Assume (because it essentially is) that you're starting off again (each time?) in a new universe, so getting your old self killed along the way isn't paradoxical, because you aren't trying to maintain the time-line[1], though if it's long enough ago (a savepoint made during worldgen) you might not even exist (yet, or ever). Or you mind-merge with your younger self and diverge with (increasingly unsure) future-knowledge sending you on another path. Or anyone/thing that goes back makes their contempetaneous selves/items that existed at that point in the past just absolutely puff out of existence because the Universe don't wanna have duplicates running around for Plot reasons. One way or another (or another, or another) Arrangements Are Made. And, yes, failure
is an option. The world could be Crapsackier. (Hey, maybe you could toady up to the antagonist, get in on the action. Or get a head start on them and do their thing
instead of them, only better! Like ban Wibbly-Wobbly Portal invocations/monopolise them solely for your own ends.)
Just some thoughts. I occasionally have them, as you can tell.

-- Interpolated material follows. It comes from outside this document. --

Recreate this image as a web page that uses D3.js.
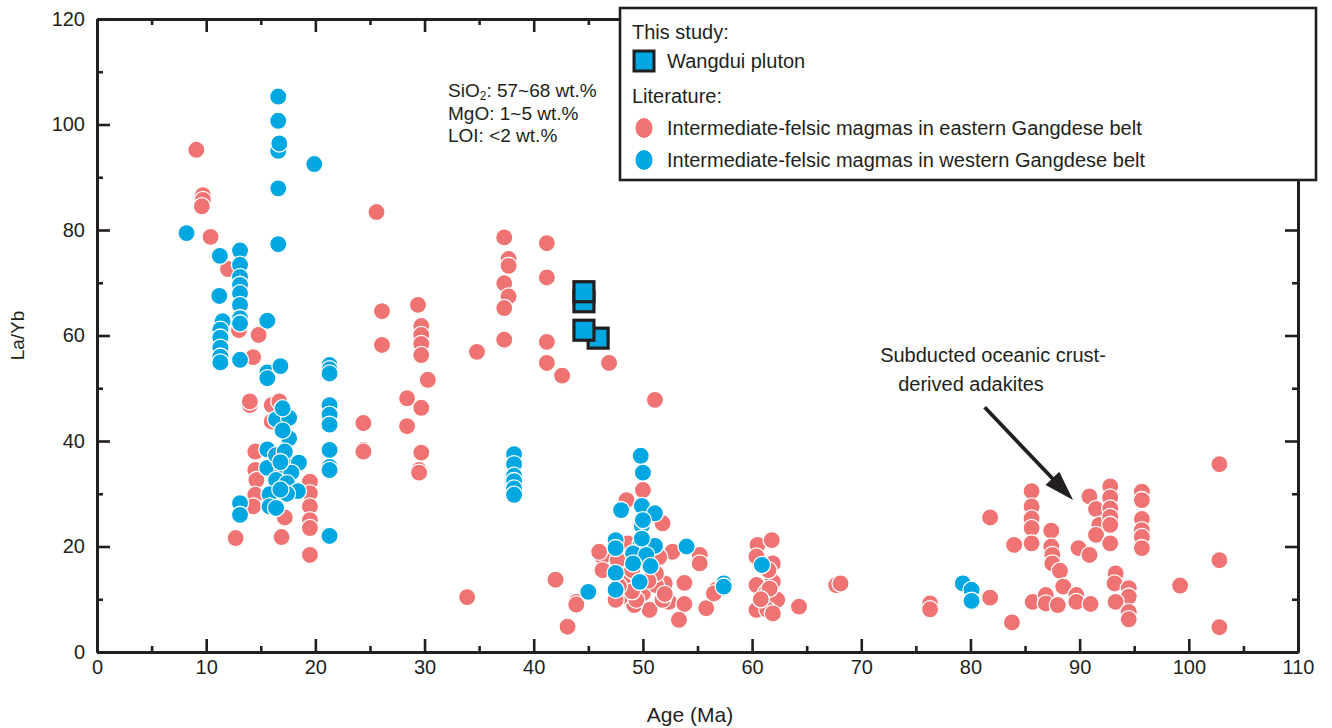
<!DOCTYPE html>
<html>
<head>
<meta charset="utf-8">
<script src="https://cdn.jsdelivr.net/npm/d3@7/dist/d3.min.js"></script>
<style>
  html, body { margin: 0; padding: 0; background: #fff; }
  svg { display: block; font-family: "Liberation Sans", Arial, Helvetica, sans-serif; }
</style>
</head>
<body>
<svg id="chart" width="1332" height="728"></svg>
<script>
// La/Yb versus crystallization age for Gangdese intermediate-felsic rocks

// Eastern Gangdese belt (literature): [age Ma, La/Yb]
const eastern = [
  [9.1,95.2],[9.7,86.6],[9.7,85.7],[9.6,84.5],[10.4,78.7],[12.0,72.6],[25.6,83.4],
  [13.0,61.0],[14.8,60.1],[14.3,55.9],[14.0,46.8],[14.0,47.5],[16.0,46.8],[16.7,47.5],
  [16.0,43.7],[14.5,38.0],[14.5,34.5],[14.6,32.6],[14.5,29.8],[14.3,27.6],[19.5,32.3],
  [19.5,30.1],[19.5,27.6],[19.5,25.0],[19.5,23.5],[17.2,25.5],[12.7,21.6],[16.9,21.8],
  [19.5,18.4],[24.4,43.4],[24.4,38.3],[24.4,38.0],[26.1,64.6],[26.1,58.2],
  [37.3,78.6],[41.2,77.5],[37.7,74.5],[37.7,73.2],[37.3,69.9],[37.7,67.4],[37.3,65.2],
  [41.2,71.0],[41.2,58.8],[37.3,59.2],[41.2,54.8],[42.6,52.4],[46.9,54.8],[34.8,56.9],
  [29.4,65.8],[29.7,61.8],[29.7,60.1],[29.7,58.4],[29.7,56.3],[30.3,51.6],[28.4,48.1],
  [28.4,42.8],[29.7,46.3],[29.7,37.8],[29.5,34.5],[29.5,34.0],[33.9,10.4],
  [51.1,47.8],[48.5,28.8],[50.0,30.7],[51.8,24.4],[46.3,18.1],[46.3,15.5],[52.7,19.0],
  [55.2,18.4],[55.2,16.8],[52.0,13.0],[53.8,13.1],[52.4,9.5],[53.8,9.1],[53.3,6.1],
  [50.6,8.0],[49.2,8.9],[48.0,10.5],[43.9,9.5],[43.9,9.0],[42.0,13.7],[43.1,4.8],
  [55.8,8.3],[56.7,11.8],[56.5,11.1],[48.5,14.9],[48.8,12.4],[50.0,11.1],[51.2,12.7],
  [51.2,14.9],[47.5,9.9],[51.8,9.9],[49.4,9.9],[50.7,16.8],[47.7,17.4],[46.0,19.0],
  [48.2,13.0],[49.0,15.5],[50.5,13.5],[52.0,11.0],[49.0,11.5],[47.8,12.5],[48.6,20.6],
  [51.5,18.0],
  [60.5,20.3],[61.8,21.2],[60.4,18.1],[61.9,16.8],[60.4,12.7],[61.9,13.3],[61.3,11.3],
  [62.3,9.9],[60.4,8.0],[61.4,8.0],[61.9,7.3],[64.3,8.6],[67.7,12.7],[68.1,13.0],
  [76.3,9.2],[76.3,8.1],[61.6,12.0],[60.8,10.0],[61.5,15.5],
  [81.8,10.3],[83.8,5.6],[81.8,25.5],[84.0,20.3],[85.6,30.5],[85.6,27.6],[85.6,25.3],
  [85.6,23.5],[85.6,20.6],[85.7,9.5],[87.4,23.0],[87.4,20.0],[87.5,18.4],[87.5,16.8],
  [88.2,15.4],[88.5,12.4],[86.9,10.8],[86.9,9.2],[88.0,8.9],[89.7,10.8],[89.7,9.5],
  [91.0,9.1],[90.9,29.5],[91.5,27.1],[91.8,24.1],[91.5,22.2],[89.9,19.7],[90.9,18.4],
  [92.8,31.4],[92.8,29.3],[92.8,27.2],[92.8,25.6],[92.8,24.1],[92.8,20.6],[93.3,14.9],
  [93.2,13.0],[94.5,12.1],[94.5,10.5],[93.3,9.5],[94.5,7.6],[94.5,6.2],[95.7,30.4],
  [95.7,28.8],[95.7,25.2],[95.7,23.1],[95.7,21.8],[95.7,19.7],[99.2,12.6],[102.8,35.6],
  [102.8,17.4],[102.8,4.7]
];

// Western Gangdese belt (literature): [age Ma, La/Yb]
const western = [
  [16.6,105.3],[16.6,100.7],[16.6,95.0],[16.7,96.4],[19.9,92.5],[16.6,87.9],[8.2,79.4],
  [16.6,77.3],[11.25,75.1],[13.1,76.1],[13.1,73.4],[13.1,71.1],[13.1,69.6],[13.1,68.0],
  [11.2,67.5],[13.1,65.8],[11.5,62.7],[13.1,63.3],[15.6,62.8],[13.1,62.3],[11.3,61.1],
  [11.3,59.6],[11.3,57.7],[11.3,56.0],[11.3,54.9],[13.1,55.4],[15.6,53.0],[15.6,51.9],
  [16.8,54.2],[21.3,54.4],[21.3,53.6],[21.3,52.8],[21.3,46.8],[21.3,45.0],[21.3,43.1],
  [21.3,38.3],[21.3,35.1],[21.3,34.5],[21.3,22.0],
  [16.4,44.1],[17.6,44.4],[17.0,46.2],[17.6,40.5],[15.6,38.4],[15.6,34.9],[16.4,37.3],
  [17.8,35.9],[18.5,35.9],[17.0,34.5],[17.8,34.0],[16.4,32.6],[17.4,32.0],[18.4,30.5],
  [15.8,29.9],[15.8,27.6],[16.4,27.3],[13.1,28.2],[13.1,26.0],[17.0,42.0],[17.2,38.0],
  [16.8,36.0],[17.4,30.0],[16.8,30.8],
  [38.2,37.5],[38.2,35.6],[38.2,33.4],[38.2,32.4],[38.2,31.0],[38.2,29.8],
  [49.8,37.2],[50.0,34.0],[49.9,27.7],[51.1,26.3],[48.0,26.9],[49.9,23.9],[47.5,21.2],
  [47.5,19.7],[49.8,20.6],[51.1,20.1],[49.1,18.7],[50.3,18.4],[49.1,16.8],[50.7,16.3],
  [54.0,20.0],[47.5,15.0],[49.7,13.3],[47.5,11.8],[45.0,11.4],[57.4,13.0],[57.4,12.4],
  [49.9,21.5],[50.0,25.0],
  [60.9,16.5],[79.3,13.0],[80.1,11.8],[80.1,9.7]
];

// Wangdui pluton (this study): [age Ma, La/Yb]
const wangdui = [[44.6,66.4],[44.6,68.3],[45.9,59.5],[44.6,61.0]];

const xMajorTicks = [0,10,20,30,40,50,60,70,80,90,100,110];
const xMinorTicks = [5,15,25,35,45,55,65,75,85,95,105];
const yMajorTicks = [0,20,40,60,80,100,120];
const yMinorTicks = [10,30,50,70,90,110];

const legendEntries = [
  { kind: "header", text: "This study:" },
  { kind: "square", text: "Wangdui pluton" },
  { kind: "header", text: "Literature:" },
  { kind: "east", text: "Intermediate-felsic magmas in eastern Gangdese belt" },
  { kind: "west", text: "Intermediate-felsic magmas in western Gangdese belt" }
];

const INK = "#231f20";
const PINK = "#f07373";
const BLUE = "#00a7e0";

const svg = d3.select("#chart");
const plotLeft = 97, plotRight = 1298, plotTop = 19, plotBottom = 652;

const x = d3.scaleLinear().domain([0, 110]).range([plotLeft, plotRight]);
const y = d3.scaleLinear().domain([0, 120]).range([plotBottom, plotTop]);

function styleAxis(g) {
  g.selectAll(".domain").attr("stroke", INK).attr("stroke-width", 3);
  g.selectAll(".tick line").attr("stroke", INK).attr("stroke-width", 2.6);
  g.selectAll("text").attr("fill", INK).style("font-size", "20px")
    .style("font-family", '"Liberation Sans", Arial, sans-serif');
}

// Bottom axis: labelled major ticks and minor ticks, all pointing inward
svg.append("g").attr("transform", `translate(0,${plotBottom})`)
  .call(d3.axisBottom(x).tickValues(xMajorTicks).tickSize(-13).tickSizeOuter(0).tickPadding(8).tickFormat(d3.format("d")))
  .call(styleAxis);
svg.append("g").attr("transform", `translate(0,${plotBottom})`)
  .call(d3.axisBottom(x).tickValues(xMinorTicks).tickSize(-6).tickSizeOuter(0).tickFormat(""))
  .call(styleAxis);

// Top frame
svg.append("g").attr("transform", `translate(0,${plotTop})`)
  .call(d3.axisTop(x).tickValues(xMajorTicks).tickSize(-13).tickSizeOuter(0).tickFormat(""))
  .call(styleAxis);
svg.append("g").attr("transform", `translate(0,${plotTop})`)
  .call(d3.axisTop(x).tickValues(xMinorTicks).tickSize(-6).tickSizeOuter(0).tickFormat(""))
  .call(styleAxis);

// Left axis
svg.append("g").attr("transform", `translate(${plotLeft},0)`)
  .call(d3.axisLeft(y).tickValues(yMajorTicks).tickSize(-13).tickSizeOuter(0).tickPadding(12))
  .call(styleAxis);
svg.append("g").attr("transform", `translate(${plotLeft},0)`)
  .call(d3.axisLeft(y).tickValues(yMinorTicks).tickSize(-6).tickSizeOuter(0).tickFormat(""))
  .call(styleAxis);

// Right frame
svg.append("g").attr("transform", `translate(${plotRight},0)`)
  .call(d3.axisRight(y).tickValues(yMajorTicks).tickSize(-13).tickSizeOuter(0).tickFormat(""))
  .call(styleAxis);
svg.append("g").attr("transform", `translate(${plotRight},0)`)
  .call(d3.axisRight(y).tickValues(yMinorTicks).tickSize(-6).tickSizeOuter(0).tickFormat(""))
  .call(styleAxis);

// Axis titles
svg.append("text").attr("x", 690).attr("y", 722)
  .attr("text-anchor", "middle").attr("fill", INK).style("font-size", "21px").text("Age (Ma)");
svg.append("text").attr("transform", `translate(24,${(plotTop + plotBottom) / 2}) rotate(-90)`)
  .attr("text-anchor", "middle").attr("fill", INK).style("font-size", "19px").text("La/Yb");

// Data points
const R = 8.6;
const pts = svg.append("g");
pts.selectAll("circle.east").data(eastern).join("circle").attr("class", "east")
  .attr("cx", d => x(d[0])).attr("cy", d => y(d[1])).attr("r", R)
  .attr("fill", PINK).attr("stroke", "#fff").attr("stroke-width", 1.3);
pts.selectAll("circle.west").data(western).join("circle").attr("class", "west")
  .attr("cx", d => x(d[0])).attr("cy", d => y(d[1])).attr("r", R)
  .attr("fill", BLUE).attr("stroke", "#fff").attr("stroke-width", 1.3);
const S = 20;
pts.selectAll("rect.wd").data(wangdui).join("rect").attr("class", "wd")
  .attr("x", d => x(d[0]) - S / 2).attr("y", d => y(d[1]) - S / 2)
  .attr("width", S).attr("height", S)
  .attr("fill", BLUE).attr("stroke", INK).attr("stroke-width", 3.2);

// Compositional filter note
const noteSize = "19px";
const l1 = svg.append("text").attr("x", 448).attr("y", 97).attr("fill", INK).style("font-size", noteSize);
l1.append("tspan").text("SiO");
l1.append("tspan").attr("dy", 3).style("font-size", "12px").text("2");
l1.append("tspan").attr("dy", -3).text(": 57~68 wt.%");
svg.append("text").attr("x", 448).attr("y", 120).attr("fill", INK).style("font-size", noteSize).text("MgO: 1~5 wt.%");
svg.append("text").attr("x", 448).attr("y", 142).attr("fill", INK).style("font-size", noteSize).text("LOI: <2 wt.%");

// Adakite annotation and arrow
svg.append("text").attr("x", 993).attr("y", 362).attr("text-anchor", "middle")
  .attr("fill", INK).style("font-size", "20px").text("Subducted oceanic crust-");
svg.append("text").attr("x", 971).attr("y", 391).attr("text-anchor", "middle")
  .attr("fill", INK).style("font-size", "20px").text("derived adakites");
const arrowFrom = [81.3, 46.4], arrowTo = [89.4, 28.8];
const ax0 = x(arrowFrom[0]), ay0 = y(arrowFrom[1]), ax1 = x(arrowTo[0]), ay1 = y(arrowTo[1]);
const ang = Math.atan2(ay1 - ay0, ax1 - ax0);
const headLen = 30, headHalf = 9.5;
const bx = ax1 - headLen * Math.cos(ang), by = ay1 - headLen * Math.sin(ang);
svg.append("line").attr("x1", ax0).attr("y1", ay0).attr("x2", bx + 3 * Math.cos(ang)).attr("y2", by + 3 * Math.sin(ang))
  .attr("stroke", INK).attr("stroke-width", 3.8);
svg.append("path")
  .attr("d", `M${ax1},${ay1} L${bx + headHalf * Math.sin(ang)},${by - headHalf * Math.cos(ang)} L${bx - headHalf * Math.sin(ang)},${by + headHalf * Math.cos(ang)} Z`)
  .attr("fill", INK);

// Legend
const lg = svg.append("g");
lg.append("rect").attr("x", 620).attr("y", 8).attr("width", 696).attr("height", 172)
  .attr("fill", "#fff").attr("stroke", INK).attr("stroke-width", 2.6);
const rowY = [32, 61, 96, 128, 160];
legendEntries.forEach((e, i) => {
  const cy = rowY[i];
  const tx = e.kind === "header" ? 632 : 667;
  if (e.kind === "square") {
    lg.append("rect").attr("x", 634).attr("y", cy - 10).attr("width", 20).attr("height", 20)
      .attr("fill", BLUE).attr("stroke", INK).attr("stroke-width", 3);
  } else if (e.kind === "east" || e.kind === "west") {
    lg.append("ellipse").attr("cx", 644).attr("cy", cy).attr("rx", 8.5).attr("ry", 10)
      .attr("fill", e.kind === "east" ? PINK : BLUE);
  }
  lg.append("text").attr("x", tx).attr("y", cy).attr("dy", "0.35em")
    .attr("fill", INK).style("font-size", "20px").text(e.text);
});
</script>
</body>
</html>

[1] You're actively trying to change it! The exception might be if your mission is to go back and get a 'lost' artefact that is the only known Kryptonite for The Big Bad, to use it against them in the Present. As far as the Quest is concerned, the Kryptonite was lost for unknown reasons, or destroyed by TBB, whereas obviously you're going to resolve this by being the one who 'rescued' it from the past (in circumstances mistaken for being lost/destroyed) and always had actually been the one to courier it into the then-Future/now-Present to send delayed Karma down upon your foe. Well, that's how a film-script would do it, tying up all the loose ends (doing a John Keel along the way, to your younger self, maybe), but the restrictions needed to apply such a Self-Consistent, Self-Reinforcing, Meta-Paradoxical Non-Paradox to gameplay would be... challenging and/or unattrarctive. Perhaps an enforced locality - ...at the time of your original history, you were not exploring near the Dark Lord's seat of power, as a black cloud of evil settled across his expanding realm, nothing but rumours escaping the benighted realm, and then before you are yourself overtaken by the fiendish fof you find the portal that leads back into that obscured and mist-tainted territory with no way (or opportunity) to go beyond the expanding frontier, nor attack any of the few figures whose history you had already learnt of as inhabitting the infernal interior... You must complete your necessary trials (and set in motion the downfall, including activating your first-time-rounder's temporal transit opportunity) before the point at which your external self starts this mission, or else it cannot be achieved
at all until that point, though all this time you've been gathering the components/knowledge necessary to try to resolve this, the final piece to the puzzle being the magic Ring Of Rewinding you first used to enter the past, but which had fallen off your finger as you did so, and now awaits you returning physically to the now overcome point of departure to rediscover it where it fell and combine its powers with the Sword Of Truth, the Shield Of Protection, the Helm Of Knowledge and the Mug Of Greatest Grandma In The World.
Or something like that. If you like that kind of thing.
(Resisted the feetnete long enough, then made one big doozy of one. Hope you like it!)